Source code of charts
-------------------------
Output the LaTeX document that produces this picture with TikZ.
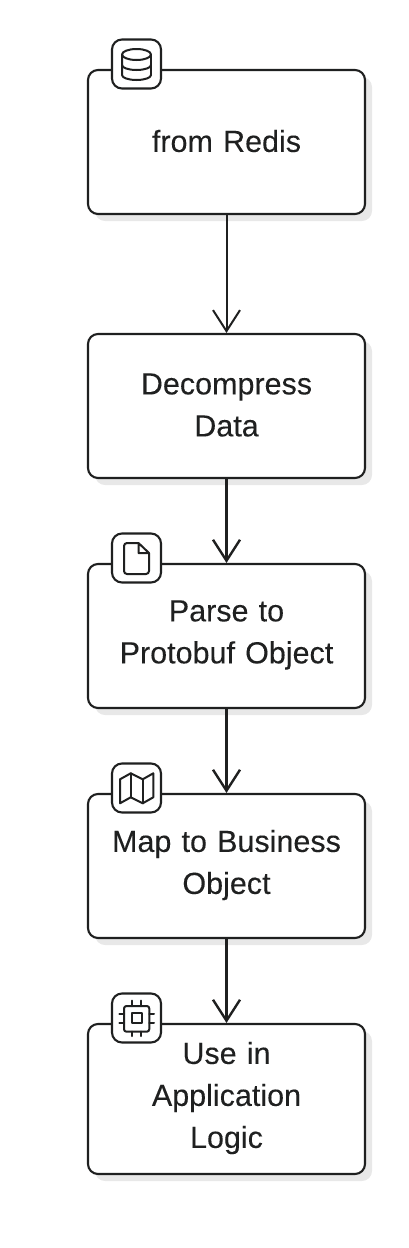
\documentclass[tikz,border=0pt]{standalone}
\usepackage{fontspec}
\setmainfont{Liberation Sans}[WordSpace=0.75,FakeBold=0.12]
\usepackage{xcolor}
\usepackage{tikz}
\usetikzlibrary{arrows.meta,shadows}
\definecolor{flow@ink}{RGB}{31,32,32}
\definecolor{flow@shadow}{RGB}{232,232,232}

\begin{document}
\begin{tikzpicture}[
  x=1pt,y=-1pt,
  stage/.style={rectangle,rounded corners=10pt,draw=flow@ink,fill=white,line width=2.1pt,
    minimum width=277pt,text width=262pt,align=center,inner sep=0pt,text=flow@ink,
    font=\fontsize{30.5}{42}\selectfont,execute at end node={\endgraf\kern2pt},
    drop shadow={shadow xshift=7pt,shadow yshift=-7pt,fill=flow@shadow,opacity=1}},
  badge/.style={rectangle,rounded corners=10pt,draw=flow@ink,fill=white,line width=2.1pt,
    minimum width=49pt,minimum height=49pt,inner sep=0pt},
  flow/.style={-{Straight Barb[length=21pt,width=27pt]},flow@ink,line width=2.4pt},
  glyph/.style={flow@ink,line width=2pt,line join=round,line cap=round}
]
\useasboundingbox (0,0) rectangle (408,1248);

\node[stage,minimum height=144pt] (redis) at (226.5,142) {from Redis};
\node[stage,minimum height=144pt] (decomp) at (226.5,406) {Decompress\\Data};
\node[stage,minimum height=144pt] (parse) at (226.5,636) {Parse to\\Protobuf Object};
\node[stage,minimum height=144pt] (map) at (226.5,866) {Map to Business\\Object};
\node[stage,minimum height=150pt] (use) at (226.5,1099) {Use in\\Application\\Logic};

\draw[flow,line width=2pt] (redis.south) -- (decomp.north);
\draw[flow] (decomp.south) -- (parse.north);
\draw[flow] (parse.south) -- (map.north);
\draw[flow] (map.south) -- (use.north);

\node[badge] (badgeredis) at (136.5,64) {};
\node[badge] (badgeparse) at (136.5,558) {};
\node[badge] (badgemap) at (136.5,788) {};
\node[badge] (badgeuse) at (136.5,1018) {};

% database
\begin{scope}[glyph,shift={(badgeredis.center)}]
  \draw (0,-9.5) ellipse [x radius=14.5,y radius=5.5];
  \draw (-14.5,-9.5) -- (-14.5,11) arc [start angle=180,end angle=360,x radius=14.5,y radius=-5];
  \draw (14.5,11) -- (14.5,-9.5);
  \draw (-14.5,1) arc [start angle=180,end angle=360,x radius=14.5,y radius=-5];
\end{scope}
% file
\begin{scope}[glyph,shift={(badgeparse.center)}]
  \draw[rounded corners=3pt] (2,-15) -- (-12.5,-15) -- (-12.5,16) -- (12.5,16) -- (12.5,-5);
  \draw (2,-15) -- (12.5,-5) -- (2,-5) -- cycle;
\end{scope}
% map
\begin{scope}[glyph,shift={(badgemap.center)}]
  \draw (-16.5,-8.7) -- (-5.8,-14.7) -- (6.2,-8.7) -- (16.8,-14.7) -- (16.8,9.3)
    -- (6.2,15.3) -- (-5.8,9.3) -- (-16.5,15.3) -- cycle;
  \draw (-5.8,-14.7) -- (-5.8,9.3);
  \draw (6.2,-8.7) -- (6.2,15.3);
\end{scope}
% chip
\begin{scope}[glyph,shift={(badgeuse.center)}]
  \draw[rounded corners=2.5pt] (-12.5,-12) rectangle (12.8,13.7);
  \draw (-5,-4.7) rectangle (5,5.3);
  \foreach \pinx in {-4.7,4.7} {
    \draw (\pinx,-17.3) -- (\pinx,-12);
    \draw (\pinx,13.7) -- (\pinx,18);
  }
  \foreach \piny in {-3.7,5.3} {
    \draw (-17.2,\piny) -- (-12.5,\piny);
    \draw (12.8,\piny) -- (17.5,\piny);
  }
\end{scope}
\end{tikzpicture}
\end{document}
-------------------------
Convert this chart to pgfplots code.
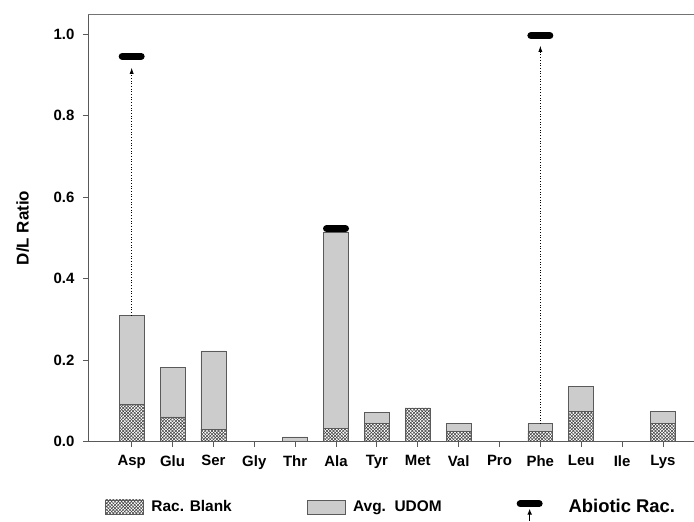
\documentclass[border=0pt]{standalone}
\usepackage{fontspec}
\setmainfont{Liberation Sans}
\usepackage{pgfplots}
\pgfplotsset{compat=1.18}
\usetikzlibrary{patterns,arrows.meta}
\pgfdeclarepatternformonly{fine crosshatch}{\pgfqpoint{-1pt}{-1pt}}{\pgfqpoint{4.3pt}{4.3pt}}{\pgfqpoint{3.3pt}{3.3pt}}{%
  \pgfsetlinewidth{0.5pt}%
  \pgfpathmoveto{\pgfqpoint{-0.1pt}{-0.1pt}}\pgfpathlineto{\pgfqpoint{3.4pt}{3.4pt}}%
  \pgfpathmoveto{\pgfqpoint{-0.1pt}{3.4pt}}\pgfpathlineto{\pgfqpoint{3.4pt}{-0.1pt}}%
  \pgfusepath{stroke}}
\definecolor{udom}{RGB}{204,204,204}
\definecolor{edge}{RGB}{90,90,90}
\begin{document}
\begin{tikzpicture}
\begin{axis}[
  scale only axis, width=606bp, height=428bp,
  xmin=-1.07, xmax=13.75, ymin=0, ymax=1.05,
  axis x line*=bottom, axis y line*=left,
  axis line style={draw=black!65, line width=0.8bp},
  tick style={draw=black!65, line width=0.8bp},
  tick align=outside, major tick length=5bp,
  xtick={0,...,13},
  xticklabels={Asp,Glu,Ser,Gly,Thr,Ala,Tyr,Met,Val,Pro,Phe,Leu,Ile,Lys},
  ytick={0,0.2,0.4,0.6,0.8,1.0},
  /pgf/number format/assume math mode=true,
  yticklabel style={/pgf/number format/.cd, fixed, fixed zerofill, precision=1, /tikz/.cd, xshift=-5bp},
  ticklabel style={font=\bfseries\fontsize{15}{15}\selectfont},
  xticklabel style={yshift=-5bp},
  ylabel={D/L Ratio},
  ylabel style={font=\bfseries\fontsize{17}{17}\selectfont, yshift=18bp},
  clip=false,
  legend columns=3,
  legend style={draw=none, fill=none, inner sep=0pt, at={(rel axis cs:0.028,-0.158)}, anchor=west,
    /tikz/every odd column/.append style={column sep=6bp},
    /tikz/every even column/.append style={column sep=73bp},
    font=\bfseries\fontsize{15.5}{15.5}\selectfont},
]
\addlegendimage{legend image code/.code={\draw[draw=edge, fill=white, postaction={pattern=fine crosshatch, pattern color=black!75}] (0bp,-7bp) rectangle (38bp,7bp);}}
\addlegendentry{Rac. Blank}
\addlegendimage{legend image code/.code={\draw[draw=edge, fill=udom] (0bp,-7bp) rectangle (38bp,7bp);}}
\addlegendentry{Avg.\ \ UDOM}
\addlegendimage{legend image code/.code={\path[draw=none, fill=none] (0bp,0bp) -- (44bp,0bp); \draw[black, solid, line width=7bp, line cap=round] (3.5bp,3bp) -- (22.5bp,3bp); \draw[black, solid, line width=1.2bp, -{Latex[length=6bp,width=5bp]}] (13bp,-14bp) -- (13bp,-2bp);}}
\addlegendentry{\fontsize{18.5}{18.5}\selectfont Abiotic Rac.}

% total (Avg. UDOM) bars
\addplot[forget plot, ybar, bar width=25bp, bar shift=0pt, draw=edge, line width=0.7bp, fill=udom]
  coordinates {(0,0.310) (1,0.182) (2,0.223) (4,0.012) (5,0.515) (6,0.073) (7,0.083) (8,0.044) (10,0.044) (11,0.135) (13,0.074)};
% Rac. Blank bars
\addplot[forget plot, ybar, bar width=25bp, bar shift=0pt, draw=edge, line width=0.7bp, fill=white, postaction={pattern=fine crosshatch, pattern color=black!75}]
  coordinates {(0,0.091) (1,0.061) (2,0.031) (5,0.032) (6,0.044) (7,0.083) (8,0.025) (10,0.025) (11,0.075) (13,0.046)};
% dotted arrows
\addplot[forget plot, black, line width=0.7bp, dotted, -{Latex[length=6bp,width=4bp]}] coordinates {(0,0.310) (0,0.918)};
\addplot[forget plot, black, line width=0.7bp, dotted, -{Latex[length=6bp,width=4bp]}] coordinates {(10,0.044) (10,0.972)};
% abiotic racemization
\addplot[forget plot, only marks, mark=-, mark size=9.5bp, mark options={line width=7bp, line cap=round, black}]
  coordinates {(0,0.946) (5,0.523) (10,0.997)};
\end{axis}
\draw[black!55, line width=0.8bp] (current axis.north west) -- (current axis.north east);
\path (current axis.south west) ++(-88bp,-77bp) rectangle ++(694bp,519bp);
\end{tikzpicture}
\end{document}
-------------------------
(Your objective) Both the line containing "Output the LaTeX" and the line containing "height=150pt] (use) at" belong in the copy, along with every line between them. Reproduce that stretch exactly, without the pictures.

(Task result)
Output the LaTeX document that produces this picture with TikZ.
\documentclass[tikz,border=0pt]{standalone}
\usepackage{fontspec}
\setmainfont{Liberation Sans}[WordSpace=0.75,FakeBold=0.12]
\usepackage{xcolor}
\usepackage{tikz}
\usetikzlibrary{arrows.meta,shadows}
\definecolor{flow@ink}{RGB}{31,32,32}
\definecolor{flow@shadow}{RGB}{232,232,232}

\begin{document}
\begin{tikzpicture}[
  x=1pt,y=-1pt,
  stage/.style={rectangle,rounded corners=10pt,draw=flow@ink,fill=white,line width=2.1pt,
    minimum width=277pt,text width=262pt,align=center,inner sep=0pt,text=flow@ink,
    font=\fontsize{30.5}{42}\selectfont,execute at end node={\endgraf\kern2pt},
    drop shadow={shadow xshift=7pt,shadow yshift=-7pt,fill=flow@shadow,opacity=1}},
  badge/.style={rectangle,rounded corners=10pt,draw=flow@ink,fill=white,line width=2.1pt,
    minimum width=49pt,minimum height=49pt,inner sep=0pt},
  flow/.style={-{Straight Barb[length=21pt,width=27pt]},flow@ink,line width=2.4pt},
  glyph/.style={flow@ink,line width=2pt,line join=round,line cap=round}
]
\useasboundingbox (0,0) rectangle (408,1248);

\node[stage,minimum height=144pt] (redis) at (226.5,142) {from Redis};
\node[stage,minimum height=144pt] (decomp) at (226.5,406) {Decompress\\Data};
\node[stage,minimum height=144pt] (parse) at (226.5,636) {Parse to\\Protobuf Object};
\node[stage,minimum height=144pt] (map) at (226.5,866) {Map to Business\\Object};
\node[stage,minimum height=150pt] (use) at (226.5,1099) {Use in\\Application\\Logic};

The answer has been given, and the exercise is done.